Are multivitamins safe to take for women during pregnancy? Yes, multivitamin consumption during pregnancy is considered safe. Not only is it considered safe, it is highly recommended and encouraged by most healthcare professionals.
Though there are many reasons as to why this is the case, generally, women are at higher risk for vitamin deficiencies during pregnancy due to the need to provide for the growing fetus. The use of a multivitamin helps to mitigate any detrimental effects that may be seen as a result of pregnancy.
To determine the best multivitamin to use during pregnancy, it is highly recommended that you contact a trained physician for specific recommendations and advice.
Are multivitamins safe to take while breastfeeding? Yes, multivitamin usage during breastfeeding is also considered to be safe for women. Similar to pregnancy, women who are breastfeeding tend to be at a higher risk of vitamin and nutrient deficiency during this time.
As the growing infant consumes more of the mother’s milk, it is understandable that the nutrients redirected to the baby may deprive the mother of the necessary nutrients. Multivitamins have also been shown to increase milk production in some nursing mothers.
To ensure your specific health needs are met while breastfeeding, it is important to consult your physician or a trained lactation specialist for both recommendations and advice.
Can multivitamins help regulate hormones during menstrual cycles? Yes, multivitamins for women can be extremely beneficial during monthly menstrual cycles. During the menstrual cycle, hormones within the female body fluctuate.
This fluctuation can often cause moodiness, cramps, or other unpleasant symptoms. These symptoms are often related to the changes in the female body and the redirection of vitamins and nutrients needed to complete the menstruation process.
Multivitamin use has been shown to assist in preventing the depletion of these vital nutrients and help in improving the overall experience for women during this time.
Can women get adequate multivitamin content from food alone?
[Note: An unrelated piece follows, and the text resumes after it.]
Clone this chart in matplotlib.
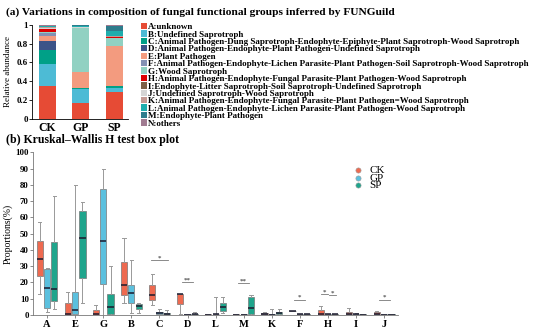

While there are many ways to obtain vitamins and minerals from natural food sources, women have specific health needs that may need to be addressed through other means.
As women need additional calcium and vitamin D to reach optimum health levels, multivitamins act as an additional method to obtain both of these necessary vitamins.
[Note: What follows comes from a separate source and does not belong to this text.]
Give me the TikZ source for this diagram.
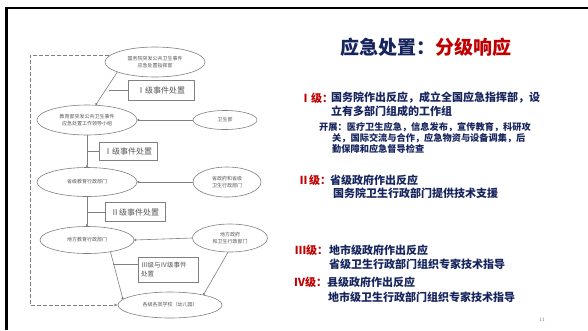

Vitamin D could prove extremely difficult to obtain via food as it is not a naturally occurring vitamin in this form. For that reason, women are encouraged to find a multivitamin with heightened levels of vitamin D rather than consuming food that provides it.
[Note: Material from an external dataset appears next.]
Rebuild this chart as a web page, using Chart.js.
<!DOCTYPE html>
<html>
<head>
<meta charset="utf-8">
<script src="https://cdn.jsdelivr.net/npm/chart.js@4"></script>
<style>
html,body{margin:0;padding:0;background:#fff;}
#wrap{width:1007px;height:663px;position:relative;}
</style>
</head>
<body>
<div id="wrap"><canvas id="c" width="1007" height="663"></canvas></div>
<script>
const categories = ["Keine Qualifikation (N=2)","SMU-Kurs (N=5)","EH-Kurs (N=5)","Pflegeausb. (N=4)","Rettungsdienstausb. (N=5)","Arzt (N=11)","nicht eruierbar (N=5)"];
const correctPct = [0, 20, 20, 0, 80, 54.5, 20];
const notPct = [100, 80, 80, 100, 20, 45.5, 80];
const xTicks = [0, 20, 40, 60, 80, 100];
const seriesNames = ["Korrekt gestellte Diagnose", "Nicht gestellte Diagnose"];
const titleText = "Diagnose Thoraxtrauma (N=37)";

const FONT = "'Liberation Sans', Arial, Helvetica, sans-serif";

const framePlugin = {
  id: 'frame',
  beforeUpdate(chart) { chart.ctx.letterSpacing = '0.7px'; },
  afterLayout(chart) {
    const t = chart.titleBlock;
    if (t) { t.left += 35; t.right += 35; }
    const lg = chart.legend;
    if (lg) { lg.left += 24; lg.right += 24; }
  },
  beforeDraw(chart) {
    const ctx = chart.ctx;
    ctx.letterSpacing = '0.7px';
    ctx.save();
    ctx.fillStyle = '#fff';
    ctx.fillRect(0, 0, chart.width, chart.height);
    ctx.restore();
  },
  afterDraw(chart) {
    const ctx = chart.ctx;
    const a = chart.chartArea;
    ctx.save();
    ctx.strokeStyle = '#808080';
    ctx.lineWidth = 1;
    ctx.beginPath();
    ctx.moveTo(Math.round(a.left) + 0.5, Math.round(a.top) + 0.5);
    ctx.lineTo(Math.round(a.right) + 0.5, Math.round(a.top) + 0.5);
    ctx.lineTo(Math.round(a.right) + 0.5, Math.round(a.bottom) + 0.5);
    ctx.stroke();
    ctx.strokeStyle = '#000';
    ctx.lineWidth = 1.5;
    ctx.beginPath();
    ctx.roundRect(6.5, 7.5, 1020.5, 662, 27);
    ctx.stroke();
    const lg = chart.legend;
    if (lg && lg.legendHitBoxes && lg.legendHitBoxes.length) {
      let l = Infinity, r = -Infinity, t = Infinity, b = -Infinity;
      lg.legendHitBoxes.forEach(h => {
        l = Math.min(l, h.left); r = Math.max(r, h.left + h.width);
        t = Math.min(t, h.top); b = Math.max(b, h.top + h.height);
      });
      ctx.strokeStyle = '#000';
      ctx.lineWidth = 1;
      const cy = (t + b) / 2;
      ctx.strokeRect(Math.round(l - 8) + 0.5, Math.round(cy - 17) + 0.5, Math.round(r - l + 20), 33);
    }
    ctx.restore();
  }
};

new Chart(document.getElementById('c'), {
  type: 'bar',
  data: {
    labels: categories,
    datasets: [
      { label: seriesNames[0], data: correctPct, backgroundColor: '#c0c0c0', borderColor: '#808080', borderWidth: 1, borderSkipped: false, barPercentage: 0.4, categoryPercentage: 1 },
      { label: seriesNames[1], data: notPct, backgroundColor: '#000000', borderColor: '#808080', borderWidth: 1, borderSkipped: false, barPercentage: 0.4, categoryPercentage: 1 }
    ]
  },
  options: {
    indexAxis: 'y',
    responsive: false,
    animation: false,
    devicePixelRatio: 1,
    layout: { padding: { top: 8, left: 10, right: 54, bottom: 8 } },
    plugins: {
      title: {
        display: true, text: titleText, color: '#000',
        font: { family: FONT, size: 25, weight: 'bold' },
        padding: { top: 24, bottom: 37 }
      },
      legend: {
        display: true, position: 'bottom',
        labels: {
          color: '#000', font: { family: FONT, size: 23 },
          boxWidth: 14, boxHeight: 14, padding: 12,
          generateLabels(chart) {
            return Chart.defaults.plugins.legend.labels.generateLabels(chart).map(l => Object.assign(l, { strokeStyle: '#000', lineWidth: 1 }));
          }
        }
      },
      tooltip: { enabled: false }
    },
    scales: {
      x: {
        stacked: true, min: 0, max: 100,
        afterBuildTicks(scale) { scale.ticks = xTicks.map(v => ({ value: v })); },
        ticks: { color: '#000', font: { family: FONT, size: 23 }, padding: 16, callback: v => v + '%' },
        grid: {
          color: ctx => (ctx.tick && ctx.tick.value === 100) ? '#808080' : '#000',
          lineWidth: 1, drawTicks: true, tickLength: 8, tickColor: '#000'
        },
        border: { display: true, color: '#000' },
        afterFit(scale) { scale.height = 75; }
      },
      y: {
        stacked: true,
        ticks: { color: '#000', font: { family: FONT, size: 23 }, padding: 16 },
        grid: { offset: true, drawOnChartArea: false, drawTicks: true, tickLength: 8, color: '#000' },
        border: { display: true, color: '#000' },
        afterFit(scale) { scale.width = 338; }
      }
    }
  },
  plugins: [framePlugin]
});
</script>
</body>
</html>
Do you need to consume a multivitamin if you eat healthy? A healthy diet that contains high levels of all essential vitamins and minerals will have little need for a multivitamin. However, someone with poor nutrition whether from a low-quality diet or from foods grown in nutrient-depleted soil, may benefit.
What is the main issue with many multivitamin studies? One issue that seems to occur is that many studies compare multivitamins to good diets, which are already high in vitamins.
Comparing a diet that was filled with junk food, to a similar diet plus a multivitamin may produce more interesting results, and would reflect the issue that many people have.
When you are following a micronutrient deficient diet, commonly seen in those who are eating a highly processed diet, there does seem to be some benefits to taking multivitamins, but they aren’t huge. Multivitamins don’t appear to cause an increase or a decrease in mortality rate, and don’t affect cardiovascular disease, cancers, or any metabolic diseases.
The exceptions to this (other than people with bad diets) would be women who are attempting to get pregnant, or who are currently pregnant or breastfeeding. Other exceptions include those who take certain medications that can lead to nutrient deficiencies (like in the case of statins and CoQ10) and those with malabsorption diseases.
As usual, talk to your doctor before taking any supplement, but most multivitamins appear to have minimal risks. While a multivitamin for women may be able to address nutrient deficiencies, a balanced, healthy diet provides far more confirmed benefits.